> _What is asked_
Extract everything from the first line through the line with "2048, 4096, 8192];", both ends included, except for any pictures.
========================
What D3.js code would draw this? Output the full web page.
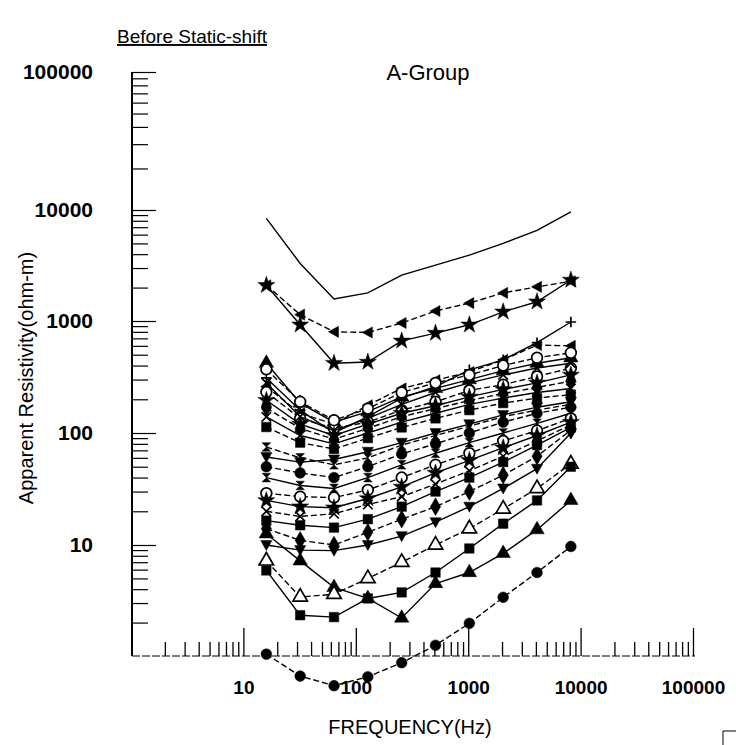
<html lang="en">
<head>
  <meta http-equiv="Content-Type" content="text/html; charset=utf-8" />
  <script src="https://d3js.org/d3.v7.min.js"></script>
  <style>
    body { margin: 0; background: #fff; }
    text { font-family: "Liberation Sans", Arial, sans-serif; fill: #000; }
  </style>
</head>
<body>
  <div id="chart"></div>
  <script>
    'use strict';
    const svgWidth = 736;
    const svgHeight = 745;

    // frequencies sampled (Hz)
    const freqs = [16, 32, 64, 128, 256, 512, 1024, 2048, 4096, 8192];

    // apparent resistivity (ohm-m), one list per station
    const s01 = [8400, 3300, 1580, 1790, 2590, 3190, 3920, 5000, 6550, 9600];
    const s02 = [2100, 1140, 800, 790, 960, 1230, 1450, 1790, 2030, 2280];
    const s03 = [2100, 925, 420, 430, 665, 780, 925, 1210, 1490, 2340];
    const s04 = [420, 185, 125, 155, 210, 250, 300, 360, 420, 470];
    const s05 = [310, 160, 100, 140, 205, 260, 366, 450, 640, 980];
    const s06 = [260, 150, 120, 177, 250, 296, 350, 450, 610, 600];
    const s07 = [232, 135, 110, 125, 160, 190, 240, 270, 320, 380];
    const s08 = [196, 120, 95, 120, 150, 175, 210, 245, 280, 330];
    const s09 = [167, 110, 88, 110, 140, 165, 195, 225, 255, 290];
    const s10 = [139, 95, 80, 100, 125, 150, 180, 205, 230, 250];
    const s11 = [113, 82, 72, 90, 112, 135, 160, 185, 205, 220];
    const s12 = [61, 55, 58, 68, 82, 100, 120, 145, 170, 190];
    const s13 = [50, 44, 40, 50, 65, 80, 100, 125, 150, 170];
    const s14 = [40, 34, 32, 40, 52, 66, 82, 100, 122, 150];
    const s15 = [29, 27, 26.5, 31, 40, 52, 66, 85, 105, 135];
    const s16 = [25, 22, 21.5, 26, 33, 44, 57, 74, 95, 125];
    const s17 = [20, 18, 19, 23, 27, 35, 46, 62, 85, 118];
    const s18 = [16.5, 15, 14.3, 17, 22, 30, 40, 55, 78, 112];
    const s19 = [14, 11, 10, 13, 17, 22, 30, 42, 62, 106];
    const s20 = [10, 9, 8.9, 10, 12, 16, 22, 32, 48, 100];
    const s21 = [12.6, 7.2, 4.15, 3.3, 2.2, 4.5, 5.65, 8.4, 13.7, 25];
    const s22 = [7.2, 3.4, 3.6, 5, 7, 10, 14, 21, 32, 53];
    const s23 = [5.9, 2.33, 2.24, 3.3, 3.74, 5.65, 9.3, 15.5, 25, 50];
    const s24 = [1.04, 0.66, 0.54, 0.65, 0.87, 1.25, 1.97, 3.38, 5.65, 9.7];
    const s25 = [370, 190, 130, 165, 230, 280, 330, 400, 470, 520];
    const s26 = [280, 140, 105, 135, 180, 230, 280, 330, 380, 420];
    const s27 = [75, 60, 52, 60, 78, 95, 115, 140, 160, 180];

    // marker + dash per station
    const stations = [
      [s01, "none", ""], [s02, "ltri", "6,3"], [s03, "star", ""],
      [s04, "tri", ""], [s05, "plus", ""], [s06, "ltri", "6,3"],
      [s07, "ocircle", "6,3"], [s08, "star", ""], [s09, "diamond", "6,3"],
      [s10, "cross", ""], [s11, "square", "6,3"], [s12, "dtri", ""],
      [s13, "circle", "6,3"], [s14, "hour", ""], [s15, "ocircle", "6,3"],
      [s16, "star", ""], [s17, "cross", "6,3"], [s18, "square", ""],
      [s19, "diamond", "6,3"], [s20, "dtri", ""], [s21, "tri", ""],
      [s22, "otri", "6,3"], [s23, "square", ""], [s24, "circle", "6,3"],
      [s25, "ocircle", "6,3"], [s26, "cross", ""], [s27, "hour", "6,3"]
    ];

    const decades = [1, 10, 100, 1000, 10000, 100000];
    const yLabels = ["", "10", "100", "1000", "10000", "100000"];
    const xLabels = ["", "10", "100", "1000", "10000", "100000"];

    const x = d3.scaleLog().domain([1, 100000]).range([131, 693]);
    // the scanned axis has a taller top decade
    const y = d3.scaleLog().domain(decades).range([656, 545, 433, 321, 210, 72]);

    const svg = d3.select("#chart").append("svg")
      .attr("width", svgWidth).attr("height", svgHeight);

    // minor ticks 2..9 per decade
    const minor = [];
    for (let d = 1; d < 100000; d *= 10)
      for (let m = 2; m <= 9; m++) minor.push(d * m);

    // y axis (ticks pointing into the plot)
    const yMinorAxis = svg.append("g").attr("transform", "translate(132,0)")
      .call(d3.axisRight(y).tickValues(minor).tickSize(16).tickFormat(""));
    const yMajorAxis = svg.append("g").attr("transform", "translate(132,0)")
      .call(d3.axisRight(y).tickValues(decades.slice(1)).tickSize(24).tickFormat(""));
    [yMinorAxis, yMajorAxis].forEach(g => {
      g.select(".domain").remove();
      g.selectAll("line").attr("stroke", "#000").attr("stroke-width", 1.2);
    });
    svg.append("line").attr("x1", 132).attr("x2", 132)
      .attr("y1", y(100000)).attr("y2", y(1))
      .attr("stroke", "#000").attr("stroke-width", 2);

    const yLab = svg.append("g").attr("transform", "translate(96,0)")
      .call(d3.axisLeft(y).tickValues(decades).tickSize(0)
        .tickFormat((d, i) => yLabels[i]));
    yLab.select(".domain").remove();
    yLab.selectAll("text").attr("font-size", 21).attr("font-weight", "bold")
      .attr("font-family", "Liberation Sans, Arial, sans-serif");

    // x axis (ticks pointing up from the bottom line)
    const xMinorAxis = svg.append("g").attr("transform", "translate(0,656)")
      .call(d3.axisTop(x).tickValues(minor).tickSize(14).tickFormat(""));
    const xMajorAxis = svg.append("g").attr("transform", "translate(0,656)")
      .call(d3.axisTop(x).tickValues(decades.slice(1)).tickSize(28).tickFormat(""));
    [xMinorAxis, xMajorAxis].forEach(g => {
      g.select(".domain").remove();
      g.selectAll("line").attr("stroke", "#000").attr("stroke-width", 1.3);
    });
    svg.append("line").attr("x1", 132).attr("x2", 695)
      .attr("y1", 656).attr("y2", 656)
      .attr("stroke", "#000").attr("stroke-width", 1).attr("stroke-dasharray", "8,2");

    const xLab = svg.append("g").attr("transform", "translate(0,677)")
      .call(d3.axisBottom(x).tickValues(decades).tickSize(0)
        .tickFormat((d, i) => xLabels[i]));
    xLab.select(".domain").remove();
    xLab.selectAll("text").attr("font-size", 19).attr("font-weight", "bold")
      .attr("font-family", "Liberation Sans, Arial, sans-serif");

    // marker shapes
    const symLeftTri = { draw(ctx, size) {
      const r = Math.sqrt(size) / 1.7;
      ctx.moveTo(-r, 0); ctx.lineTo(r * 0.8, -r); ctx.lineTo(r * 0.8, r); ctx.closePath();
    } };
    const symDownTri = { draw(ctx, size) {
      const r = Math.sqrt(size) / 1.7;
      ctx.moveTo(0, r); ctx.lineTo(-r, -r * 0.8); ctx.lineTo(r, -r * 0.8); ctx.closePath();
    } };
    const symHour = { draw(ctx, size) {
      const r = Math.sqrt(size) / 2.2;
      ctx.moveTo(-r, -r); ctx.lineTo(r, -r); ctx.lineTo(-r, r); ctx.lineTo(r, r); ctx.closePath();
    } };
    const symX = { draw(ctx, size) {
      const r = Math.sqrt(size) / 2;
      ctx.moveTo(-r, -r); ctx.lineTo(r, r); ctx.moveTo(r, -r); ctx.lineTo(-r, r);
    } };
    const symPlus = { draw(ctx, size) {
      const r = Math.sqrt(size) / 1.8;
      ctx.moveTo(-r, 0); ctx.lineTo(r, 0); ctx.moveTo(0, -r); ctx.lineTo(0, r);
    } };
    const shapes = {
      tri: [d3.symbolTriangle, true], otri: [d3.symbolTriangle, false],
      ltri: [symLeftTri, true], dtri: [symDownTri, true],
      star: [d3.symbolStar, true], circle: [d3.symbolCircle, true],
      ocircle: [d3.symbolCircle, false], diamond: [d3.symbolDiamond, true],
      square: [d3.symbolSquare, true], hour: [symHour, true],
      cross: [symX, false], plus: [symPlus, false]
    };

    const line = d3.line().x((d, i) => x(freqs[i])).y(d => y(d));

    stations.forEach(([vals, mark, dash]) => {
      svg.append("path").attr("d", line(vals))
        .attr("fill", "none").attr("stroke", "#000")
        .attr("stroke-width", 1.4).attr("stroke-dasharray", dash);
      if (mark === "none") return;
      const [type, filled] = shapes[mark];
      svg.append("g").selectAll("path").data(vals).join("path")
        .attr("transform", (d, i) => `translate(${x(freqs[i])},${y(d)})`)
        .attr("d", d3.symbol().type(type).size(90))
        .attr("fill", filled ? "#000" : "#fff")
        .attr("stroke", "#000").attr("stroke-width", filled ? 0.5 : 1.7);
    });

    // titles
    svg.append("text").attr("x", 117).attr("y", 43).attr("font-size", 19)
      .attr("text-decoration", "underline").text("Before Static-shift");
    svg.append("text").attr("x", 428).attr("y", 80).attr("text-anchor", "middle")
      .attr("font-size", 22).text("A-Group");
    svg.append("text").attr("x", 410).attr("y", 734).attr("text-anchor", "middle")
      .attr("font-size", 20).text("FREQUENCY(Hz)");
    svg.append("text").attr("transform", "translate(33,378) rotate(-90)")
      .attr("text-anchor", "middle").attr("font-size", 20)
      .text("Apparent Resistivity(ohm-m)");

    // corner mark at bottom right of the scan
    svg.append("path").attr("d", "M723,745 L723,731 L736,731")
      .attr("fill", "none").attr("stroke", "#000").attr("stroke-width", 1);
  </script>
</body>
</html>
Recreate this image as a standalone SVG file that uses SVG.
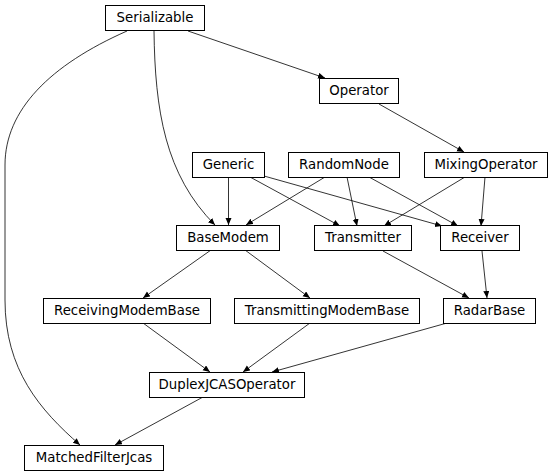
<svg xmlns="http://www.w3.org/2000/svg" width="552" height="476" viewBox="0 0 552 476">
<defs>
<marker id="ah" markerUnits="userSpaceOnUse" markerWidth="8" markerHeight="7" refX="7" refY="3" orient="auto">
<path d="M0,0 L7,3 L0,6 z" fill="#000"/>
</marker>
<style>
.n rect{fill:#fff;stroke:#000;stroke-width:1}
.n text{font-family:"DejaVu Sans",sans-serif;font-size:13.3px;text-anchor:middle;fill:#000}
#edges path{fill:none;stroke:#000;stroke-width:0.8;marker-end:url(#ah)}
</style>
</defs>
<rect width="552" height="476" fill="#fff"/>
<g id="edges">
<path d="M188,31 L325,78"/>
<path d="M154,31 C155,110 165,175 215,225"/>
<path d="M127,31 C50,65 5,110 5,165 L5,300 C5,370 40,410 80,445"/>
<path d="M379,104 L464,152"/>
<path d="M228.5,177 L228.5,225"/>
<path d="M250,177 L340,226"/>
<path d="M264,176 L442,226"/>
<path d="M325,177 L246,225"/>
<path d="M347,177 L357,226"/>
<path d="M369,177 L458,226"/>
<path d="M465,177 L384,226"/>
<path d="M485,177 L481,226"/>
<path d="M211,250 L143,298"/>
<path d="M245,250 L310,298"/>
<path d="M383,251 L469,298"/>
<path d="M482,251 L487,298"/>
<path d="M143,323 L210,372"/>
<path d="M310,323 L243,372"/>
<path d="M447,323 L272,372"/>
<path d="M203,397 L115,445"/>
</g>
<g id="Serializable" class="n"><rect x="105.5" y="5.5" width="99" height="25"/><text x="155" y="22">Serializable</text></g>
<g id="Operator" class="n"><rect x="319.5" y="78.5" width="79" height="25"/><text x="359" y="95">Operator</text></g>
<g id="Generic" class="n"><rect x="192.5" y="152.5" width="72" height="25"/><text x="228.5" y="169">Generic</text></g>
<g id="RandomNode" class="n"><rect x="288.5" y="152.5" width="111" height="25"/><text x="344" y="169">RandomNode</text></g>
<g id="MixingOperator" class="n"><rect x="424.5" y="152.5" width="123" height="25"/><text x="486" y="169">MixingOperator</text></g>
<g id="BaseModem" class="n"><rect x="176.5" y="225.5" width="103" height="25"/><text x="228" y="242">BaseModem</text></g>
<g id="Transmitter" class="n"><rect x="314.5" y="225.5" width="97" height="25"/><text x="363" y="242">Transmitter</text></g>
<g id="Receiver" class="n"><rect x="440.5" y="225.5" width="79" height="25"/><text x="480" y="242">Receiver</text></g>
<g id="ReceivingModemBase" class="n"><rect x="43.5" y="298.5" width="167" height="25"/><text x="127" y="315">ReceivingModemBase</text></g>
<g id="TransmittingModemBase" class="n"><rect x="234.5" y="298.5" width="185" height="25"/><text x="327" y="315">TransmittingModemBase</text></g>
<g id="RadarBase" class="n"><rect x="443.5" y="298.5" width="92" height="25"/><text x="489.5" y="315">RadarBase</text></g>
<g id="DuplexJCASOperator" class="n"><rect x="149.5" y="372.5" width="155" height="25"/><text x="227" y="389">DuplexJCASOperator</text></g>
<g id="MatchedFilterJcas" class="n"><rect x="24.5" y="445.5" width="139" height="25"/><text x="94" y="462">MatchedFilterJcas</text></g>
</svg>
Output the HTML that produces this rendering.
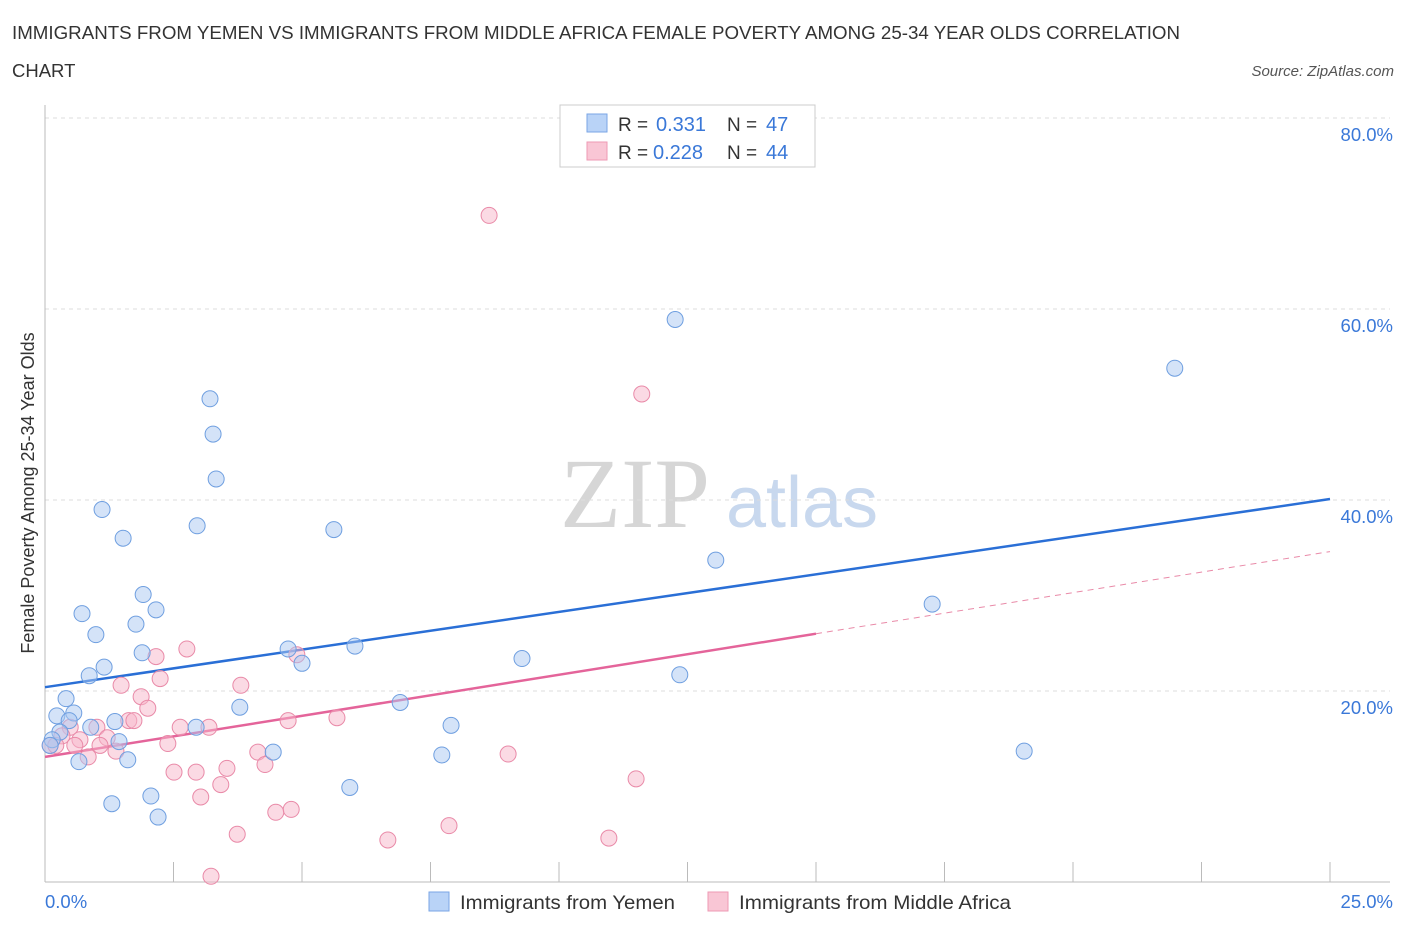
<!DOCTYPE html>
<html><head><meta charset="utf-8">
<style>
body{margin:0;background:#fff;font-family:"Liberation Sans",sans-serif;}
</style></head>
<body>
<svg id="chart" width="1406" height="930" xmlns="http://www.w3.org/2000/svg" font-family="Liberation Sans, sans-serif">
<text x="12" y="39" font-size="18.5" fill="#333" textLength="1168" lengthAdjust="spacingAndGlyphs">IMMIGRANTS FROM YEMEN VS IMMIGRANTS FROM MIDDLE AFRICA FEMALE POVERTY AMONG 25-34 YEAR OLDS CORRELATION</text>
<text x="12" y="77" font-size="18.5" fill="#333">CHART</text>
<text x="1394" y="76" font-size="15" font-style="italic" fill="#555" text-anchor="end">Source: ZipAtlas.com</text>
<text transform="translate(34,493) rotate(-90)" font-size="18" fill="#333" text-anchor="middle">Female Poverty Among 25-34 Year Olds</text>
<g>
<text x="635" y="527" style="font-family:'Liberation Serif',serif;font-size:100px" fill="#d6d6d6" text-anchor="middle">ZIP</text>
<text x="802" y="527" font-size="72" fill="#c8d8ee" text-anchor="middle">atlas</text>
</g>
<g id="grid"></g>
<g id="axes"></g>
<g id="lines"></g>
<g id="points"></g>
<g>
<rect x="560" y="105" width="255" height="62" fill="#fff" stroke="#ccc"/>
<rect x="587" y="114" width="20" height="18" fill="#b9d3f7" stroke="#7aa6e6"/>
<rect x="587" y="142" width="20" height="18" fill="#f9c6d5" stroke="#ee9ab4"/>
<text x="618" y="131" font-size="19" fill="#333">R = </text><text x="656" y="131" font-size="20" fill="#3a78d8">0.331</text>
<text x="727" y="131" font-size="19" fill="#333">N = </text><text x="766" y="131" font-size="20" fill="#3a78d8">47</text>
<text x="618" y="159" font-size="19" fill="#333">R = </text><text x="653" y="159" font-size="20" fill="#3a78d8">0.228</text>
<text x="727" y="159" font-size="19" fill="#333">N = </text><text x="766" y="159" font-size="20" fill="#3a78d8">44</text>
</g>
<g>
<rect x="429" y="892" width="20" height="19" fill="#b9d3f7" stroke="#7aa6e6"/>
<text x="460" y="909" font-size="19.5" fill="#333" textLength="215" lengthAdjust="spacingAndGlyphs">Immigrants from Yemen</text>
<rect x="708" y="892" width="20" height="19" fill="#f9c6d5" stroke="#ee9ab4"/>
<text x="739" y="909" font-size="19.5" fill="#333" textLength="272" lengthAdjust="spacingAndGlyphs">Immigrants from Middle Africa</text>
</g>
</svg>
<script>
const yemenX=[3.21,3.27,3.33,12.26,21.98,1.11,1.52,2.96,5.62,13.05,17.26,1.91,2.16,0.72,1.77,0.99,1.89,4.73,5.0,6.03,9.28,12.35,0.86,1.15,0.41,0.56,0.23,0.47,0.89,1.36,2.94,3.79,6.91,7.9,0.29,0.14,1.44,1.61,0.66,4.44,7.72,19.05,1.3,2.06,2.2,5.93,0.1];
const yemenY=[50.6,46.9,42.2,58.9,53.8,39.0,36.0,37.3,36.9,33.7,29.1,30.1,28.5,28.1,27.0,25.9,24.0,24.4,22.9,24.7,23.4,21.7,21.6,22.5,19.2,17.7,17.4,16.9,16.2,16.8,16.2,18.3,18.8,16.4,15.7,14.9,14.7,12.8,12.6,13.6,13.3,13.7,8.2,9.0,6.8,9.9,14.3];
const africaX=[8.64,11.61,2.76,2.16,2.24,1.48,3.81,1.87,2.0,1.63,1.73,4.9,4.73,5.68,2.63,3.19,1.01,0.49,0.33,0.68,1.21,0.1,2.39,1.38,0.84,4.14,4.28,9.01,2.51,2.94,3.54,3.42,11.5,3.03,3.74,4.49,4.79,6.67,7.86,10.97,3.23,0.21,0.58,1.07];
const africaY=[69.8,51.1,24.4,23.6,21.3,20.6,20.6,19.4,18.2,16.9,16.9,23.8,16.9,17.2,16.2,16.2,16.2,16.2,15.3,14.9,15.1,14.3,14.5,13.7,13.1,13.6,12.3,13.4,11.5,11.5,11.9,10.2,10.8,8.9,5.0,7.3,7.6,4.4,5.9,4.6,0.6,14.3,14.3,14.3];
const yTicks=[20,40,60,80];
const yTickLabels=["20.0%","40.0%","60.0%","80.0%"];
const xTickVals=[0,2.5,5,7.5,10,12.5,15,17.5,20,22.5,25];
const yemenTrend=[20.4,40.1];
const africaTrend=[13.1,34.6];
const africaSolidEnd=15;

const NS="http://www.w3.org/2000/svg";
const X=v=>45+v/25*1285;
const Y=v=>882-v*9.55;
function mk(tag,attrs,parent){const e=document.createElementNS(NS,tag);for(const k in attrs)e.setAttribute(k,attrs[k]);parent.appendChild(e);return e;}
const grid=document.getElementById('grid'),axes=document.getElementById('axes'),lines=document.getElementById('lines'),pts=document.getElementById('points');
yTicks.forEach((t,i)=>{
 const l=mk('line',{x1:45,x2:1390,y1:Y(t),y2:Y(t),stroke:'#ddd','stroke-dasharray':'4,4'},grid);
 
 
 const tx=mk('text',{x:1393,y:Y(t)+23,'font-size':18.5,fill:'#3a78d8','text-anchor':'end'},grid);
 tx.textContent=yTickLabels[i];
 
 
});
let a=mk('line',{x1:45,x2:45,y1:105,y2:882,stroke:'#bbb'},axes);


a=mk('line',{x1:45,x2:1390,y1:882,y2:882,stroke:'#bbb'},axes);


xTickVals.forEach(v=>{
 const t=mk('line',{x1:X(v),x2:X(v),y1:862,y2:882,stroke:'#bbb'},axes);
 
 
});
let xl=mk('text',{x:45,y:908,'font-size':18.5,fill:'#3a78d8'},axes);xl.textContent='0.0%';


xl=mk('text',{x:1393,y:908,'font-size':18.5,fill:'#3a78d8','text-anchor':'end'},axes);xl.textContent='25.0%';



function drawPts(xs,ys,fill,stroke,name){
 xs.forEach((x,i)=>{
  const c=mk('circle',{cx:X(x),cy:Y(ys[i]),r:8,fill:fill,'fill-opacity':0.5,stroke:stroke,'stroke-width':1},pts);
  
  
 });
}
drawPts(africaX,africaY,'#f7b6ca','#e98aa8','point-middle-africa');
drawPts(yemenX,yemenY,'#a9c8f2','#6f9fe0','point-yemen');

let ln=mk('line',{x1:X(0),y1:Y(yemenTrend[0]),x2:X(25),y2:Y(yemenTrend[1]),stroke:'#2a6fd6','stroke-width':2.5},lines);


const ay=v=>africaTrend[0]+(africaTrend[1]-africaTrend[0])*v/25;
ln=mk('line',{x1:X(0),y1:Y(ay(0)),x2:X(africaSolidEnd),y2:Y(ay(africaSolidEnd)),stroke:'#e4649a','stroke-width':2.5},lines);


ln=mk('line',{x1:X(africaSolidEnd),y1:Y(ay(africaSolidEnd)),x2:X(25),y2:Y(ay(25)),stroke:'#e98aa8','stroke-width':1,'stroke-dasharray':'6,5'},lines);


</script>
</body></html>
========================
> _Problem solution_
What D3.js code would draw this? Output the full web page.
<html lang="en">
<head>
  <meta http-equiv="Content-Type" content="text/html; charset=utf-8" />
  <script src="https://d3js.org/d3.v7.min.js"></script>
  <style>
    body { margin: 0; background: #fff; }
    text { font-family: "Liberation Sans", Arial, sans-serif; fill: #000; }
  </style>
</head>
<body>
  <div id="chart"></div>
  <script>
    'use strict';
    const svgWidth = 736;
    const svgHeight = 745;

    // frequencies sampled (Hz)
    const freqs = [16, 32, 64, 128, 256, 512, 1024, 2048, 4096, 8192];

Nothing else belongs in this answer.